Given data:
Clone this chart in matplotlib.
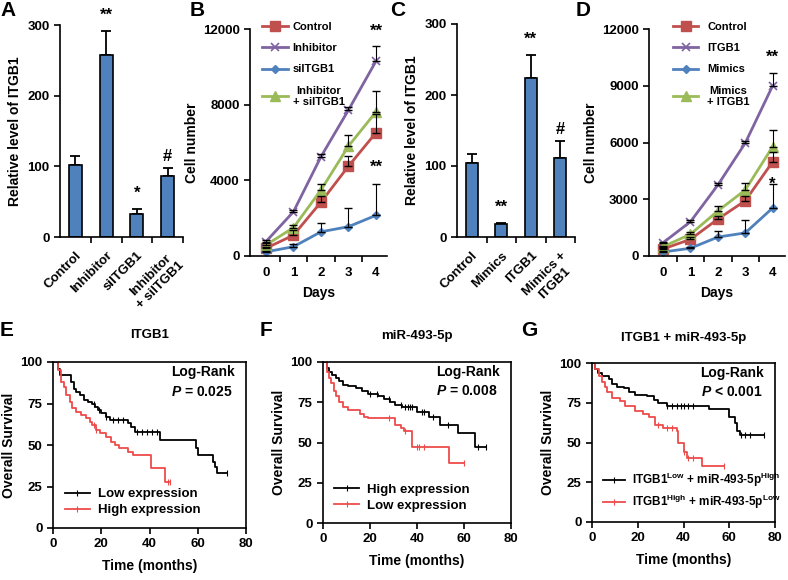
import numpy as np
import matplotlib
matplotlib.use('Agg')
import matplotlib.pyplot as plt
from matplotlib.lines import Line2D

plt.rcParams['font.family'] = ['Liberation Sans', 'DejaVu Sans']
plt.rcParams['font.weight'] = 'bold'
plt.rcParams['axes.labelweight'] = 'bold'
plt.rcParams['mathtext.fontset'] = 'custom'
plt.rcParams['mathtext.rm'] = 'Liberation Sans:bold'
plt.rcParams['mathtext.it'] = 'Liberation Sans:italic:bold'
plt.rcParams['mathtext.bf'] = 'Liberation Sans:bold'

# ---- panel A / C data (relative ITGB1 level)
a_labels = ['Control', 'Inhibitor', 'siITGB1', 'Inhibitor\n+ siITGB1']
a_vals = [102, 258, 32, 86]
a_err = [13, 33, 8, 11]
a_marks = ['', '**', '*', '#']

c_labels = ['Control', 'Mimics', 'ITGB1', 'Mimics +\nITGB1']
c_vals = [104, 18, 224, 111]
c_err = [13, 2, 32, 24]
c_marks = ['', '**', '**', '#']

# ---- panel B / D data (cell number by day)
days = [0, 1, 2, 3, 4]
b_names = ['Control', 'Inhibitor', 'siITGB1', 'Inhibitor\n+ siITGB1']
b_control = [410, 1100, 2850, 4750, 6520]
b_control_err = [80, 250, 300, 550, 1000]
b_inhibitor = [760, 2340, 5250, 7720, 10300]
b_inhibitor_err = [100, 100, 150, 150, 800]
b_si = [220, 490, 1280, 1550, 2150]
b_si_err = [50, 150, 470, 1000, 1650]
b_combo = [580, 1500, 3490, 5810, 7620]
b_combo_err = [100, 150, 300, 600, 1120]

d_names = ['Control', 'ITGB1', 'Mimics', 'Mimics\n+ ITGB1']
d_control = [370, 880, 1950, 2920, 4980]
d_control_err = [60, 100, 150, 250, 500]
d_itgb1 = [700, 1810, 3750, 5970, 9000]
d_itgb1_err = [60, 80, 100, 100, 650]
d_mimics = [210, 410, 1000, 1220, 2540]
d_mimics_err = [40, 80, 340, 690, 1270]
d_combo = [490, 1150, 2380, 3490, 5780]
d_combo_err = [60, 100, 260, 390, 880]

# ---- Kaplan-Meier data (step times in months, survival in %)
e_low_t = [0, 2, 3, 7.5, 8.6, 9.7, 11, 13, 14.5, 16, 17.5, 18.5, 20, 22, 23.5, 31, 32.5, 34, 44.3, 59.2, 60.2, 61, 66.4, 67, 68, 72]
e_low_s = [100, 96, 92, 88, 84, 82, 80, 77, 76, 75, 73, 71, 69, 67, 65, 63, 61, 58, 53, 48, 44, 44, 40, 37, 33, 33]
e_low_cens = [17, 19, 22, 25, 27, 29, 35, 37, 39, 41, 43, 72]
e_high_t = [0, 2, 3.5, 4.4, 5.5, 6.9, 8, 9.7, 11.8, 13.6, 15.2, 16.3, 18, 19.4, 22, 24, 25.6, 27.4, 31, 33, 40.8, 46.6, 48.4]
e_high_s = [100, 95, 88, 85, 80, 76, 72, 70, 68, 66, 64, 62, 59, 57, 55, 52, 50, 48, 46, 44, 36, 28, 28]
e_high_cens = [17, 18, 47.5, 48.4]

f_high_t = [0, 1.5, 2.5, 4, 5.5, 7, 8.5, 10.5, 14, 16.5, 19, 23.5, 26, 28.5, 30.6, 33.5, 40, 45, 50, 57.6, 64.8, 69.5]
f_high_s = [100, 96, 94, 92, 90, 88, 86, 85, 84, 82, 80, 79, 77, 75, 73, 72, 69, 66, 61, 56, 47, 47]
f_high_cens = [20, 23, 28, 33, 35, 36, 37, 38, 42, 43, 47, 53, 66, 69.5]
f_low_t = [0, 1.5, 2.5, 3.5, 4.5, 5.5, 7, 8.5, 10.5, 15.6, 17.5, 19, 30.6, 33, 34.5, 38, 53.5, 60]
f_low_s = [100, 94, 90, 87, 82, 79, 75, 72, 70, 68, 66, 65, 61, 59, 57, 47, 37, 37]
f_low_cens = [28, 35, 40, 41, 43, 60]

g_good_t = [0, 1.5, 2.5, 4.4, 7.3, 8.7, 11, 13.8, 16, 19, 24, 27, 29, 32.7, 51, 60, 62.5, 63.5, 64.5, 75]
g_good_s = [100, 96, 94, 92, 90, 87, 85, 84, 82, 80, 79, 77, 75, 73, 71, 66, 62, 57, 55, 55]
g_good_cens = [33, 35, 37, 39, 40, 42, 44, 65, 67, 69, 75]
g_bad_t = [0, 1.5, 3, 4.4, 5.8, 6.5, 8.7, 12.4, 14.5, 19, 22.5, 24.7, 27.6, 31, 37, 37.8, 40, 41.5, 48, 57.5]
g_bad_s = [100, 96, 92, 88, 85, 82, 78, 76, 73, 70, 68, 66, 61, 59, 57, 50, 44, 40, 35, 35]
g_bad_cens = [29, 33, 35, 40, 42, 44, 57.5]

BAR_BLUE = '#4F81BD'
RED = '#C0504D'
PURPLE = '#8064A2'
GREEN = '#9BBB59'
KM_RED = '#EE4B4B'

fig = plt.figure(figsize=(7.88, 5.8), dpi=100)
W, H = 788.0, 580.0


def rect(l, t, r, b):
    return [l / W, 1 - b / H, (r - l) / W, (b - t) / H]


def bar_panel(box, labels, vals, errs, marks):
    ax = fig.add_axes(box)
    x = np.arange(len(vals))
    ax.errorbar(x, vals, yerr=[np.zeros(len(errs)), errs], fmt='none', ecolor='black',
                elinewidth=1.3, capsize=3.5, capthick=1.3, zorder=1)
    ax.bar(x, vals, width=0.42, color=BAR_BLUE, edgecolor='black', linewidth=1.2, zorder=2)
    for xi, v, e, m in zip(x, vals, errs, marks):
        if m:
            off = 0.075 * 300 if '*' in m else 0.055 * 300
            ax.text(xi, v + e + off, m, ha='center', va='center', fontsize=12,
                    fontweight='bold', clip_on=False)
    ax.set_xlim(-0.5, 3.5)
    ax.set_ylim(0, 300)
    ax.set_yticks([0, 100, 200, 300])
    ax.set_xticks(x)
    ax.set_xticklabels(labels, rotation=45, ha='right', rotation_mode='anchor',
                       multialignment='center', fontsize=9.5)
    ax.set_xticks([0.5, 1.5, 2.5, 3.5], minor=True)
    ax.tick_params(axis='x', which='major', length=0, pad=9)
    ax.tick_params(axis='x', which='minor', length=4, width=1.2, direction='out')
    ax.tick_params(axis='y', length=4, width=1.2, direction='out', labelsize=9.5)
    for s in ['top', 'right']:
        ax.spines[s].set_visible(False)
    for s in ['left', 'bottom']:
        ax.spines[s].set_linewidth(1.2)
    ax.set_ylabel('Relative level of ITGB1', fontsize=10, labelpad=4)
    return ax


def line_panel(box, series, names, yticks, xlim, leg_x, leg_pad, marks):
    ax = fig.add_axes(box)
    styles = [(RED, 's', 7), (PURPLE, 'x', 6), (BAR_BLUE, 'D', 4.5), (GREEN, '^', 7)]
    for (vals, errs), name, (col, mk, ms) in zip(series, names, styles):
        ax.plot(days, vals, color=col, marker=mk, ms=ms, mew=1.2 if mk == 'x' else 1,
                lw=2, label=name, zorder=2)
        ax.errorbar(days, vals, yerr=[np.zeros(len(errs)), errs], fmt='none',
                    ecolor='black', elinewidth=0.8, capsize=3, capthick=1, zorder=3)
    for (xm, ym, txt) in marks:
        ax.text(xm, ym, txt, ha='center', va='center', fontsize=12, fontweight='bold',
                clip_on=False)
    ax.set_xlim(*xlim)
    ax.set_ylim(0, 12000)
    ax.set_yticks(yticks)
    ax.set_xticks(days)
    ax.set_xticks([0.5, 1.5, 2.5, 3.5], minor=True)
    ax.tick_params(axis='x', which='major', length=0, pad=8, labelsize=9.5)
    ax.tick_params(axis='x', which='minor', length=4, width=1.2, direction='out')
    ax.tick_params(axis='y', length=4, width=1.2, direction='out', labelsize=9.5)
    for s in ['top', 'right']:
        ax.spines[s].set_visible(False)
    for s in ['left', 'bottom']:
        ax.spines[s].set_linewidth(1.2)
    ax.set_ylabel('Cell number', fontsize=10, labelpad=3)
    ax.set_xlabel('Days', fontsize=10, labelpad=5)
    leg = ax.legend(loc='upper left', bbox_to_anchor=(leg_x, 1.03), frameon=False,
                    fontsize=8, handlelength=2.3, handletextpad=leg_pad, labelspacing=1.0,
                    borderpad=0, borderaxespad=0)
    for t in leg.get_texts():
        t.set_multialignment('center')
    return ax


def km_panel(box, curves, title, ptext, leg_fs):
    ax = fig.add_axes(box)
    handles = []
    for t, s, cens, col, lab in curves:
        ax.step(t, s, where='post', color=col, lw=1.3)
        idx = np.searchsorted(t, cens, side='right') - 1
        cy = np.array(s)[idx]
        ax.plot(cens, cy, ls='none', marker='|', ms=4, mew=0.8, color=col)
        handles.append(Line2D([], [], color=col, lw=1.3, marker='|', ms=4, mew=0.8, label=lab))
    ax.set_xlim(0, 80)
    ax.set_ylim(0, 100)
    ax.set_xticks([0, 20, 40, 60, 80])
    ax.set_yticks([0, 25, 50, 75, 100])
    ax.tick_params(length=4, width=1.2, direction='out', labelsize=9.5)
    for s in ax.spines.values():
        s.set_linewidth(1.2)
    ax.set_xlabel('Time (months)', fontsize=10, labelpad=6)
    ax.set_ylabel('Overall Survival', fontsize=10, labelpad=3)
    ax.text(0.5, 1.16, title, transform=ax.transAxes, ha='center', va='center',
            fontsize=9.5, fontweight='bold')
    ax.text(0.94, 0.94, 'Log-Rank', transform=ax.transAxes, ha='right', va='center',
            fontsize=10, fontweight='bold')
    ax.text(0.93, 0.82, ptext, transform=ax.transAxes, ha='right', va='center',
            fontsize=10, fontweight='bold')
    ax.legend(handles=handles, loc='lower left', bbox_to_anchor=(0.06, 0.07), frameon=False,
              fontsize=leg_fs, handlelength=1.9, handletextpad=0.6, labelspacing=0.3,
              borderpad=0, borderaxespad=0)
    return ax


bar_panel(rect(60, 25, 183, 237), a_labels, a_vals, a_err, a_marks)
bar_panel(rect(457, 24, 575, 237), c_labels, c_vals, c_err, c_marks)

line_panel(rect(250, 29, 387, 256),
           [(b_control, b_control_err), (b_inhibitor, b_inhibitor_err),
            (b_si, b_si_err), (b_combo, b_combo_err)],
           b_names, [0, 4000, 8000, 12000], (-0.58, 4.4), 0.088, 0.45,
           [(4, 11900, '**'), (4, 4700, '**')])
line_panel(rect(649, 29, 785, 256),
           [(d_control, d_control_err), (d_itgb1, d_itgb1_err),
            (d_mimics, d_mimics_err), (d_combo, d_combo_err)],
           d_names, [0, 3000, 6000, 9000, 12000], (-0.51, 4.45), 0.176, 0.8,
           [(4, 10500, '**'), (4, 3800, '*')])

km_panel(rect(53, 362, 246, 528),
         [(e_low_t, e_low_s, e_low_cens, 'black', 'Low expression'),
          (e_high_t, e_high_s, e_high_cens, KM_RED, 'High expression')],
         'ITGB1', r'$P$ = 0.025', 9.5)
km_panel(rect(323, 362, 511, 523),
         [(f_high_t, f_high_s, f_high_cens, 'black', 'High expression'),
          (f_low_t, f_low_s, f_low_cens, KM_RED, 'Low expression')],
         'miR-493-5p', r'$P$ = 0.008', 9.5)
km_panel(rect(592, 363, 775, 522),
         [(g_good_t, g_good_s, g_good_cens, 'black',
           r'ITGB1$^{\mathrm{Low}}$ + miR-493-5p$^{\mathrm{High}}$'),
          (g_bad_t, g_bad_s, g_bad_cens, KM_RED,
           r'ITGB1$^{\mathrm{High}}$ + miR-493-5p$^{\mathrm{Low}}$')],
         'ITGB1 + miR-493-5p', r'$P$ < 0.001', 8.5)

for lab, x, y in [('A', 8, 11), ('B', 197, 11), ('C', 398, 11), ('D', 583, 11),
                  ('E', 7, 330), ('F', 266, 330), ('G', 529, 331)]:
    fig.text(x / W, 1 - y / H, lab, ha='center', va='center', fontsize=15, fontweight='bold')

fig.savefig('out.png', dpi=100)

Requirements:
Leave the pictures out and reproduce exactly the lines from the top of the listing above through the line with "c_marks = ['', '**', '**', '#']".

Full solution:
Clone this chart in matplotlib.
import numpy as np
import matplotlib
matplotlib.use('Agg')
import matplotlib.pyplot as plt
from matplotlib.lines import Line2D

plt.rcParams['font.family'] = ['Liberation Sans', 'DejaVu Sans']
plt.rcParams['font.weight'] = 'bold'
plt.rcParams['axes.labelweight'] = 'bold'
plt.rcParams['mathtext.fontset'] = 'custom'
plt.rcParams['mathtext.rm'] = 'Liberation Sans:bold'
plt.rcParams['mathtext.it'] = 'Liberation Sans:italic:bold'
plt.rcParams['mathtext.bf'] = 'Liberation Sans:bold'

# ---- panel A / C data (relative ITGB1 level)
a_labels = ['Control', 'Inhibitor', 'siITGB1', 'Inhibitor\n+ siITGB1']
a_vals = [102, 258, 32, 86]
a_err = [13, 33, 8, 11]
a_marks = ['', '**', '*', '#']

c_labels = ['Control', 'Mimics', 'ITGB1', 'Mimics +\nITGB1']
c_vals = [104, 18, 224, 111]
c_err = [13, 2, 32, 24]
c_marks = ['', '**', '**', '#']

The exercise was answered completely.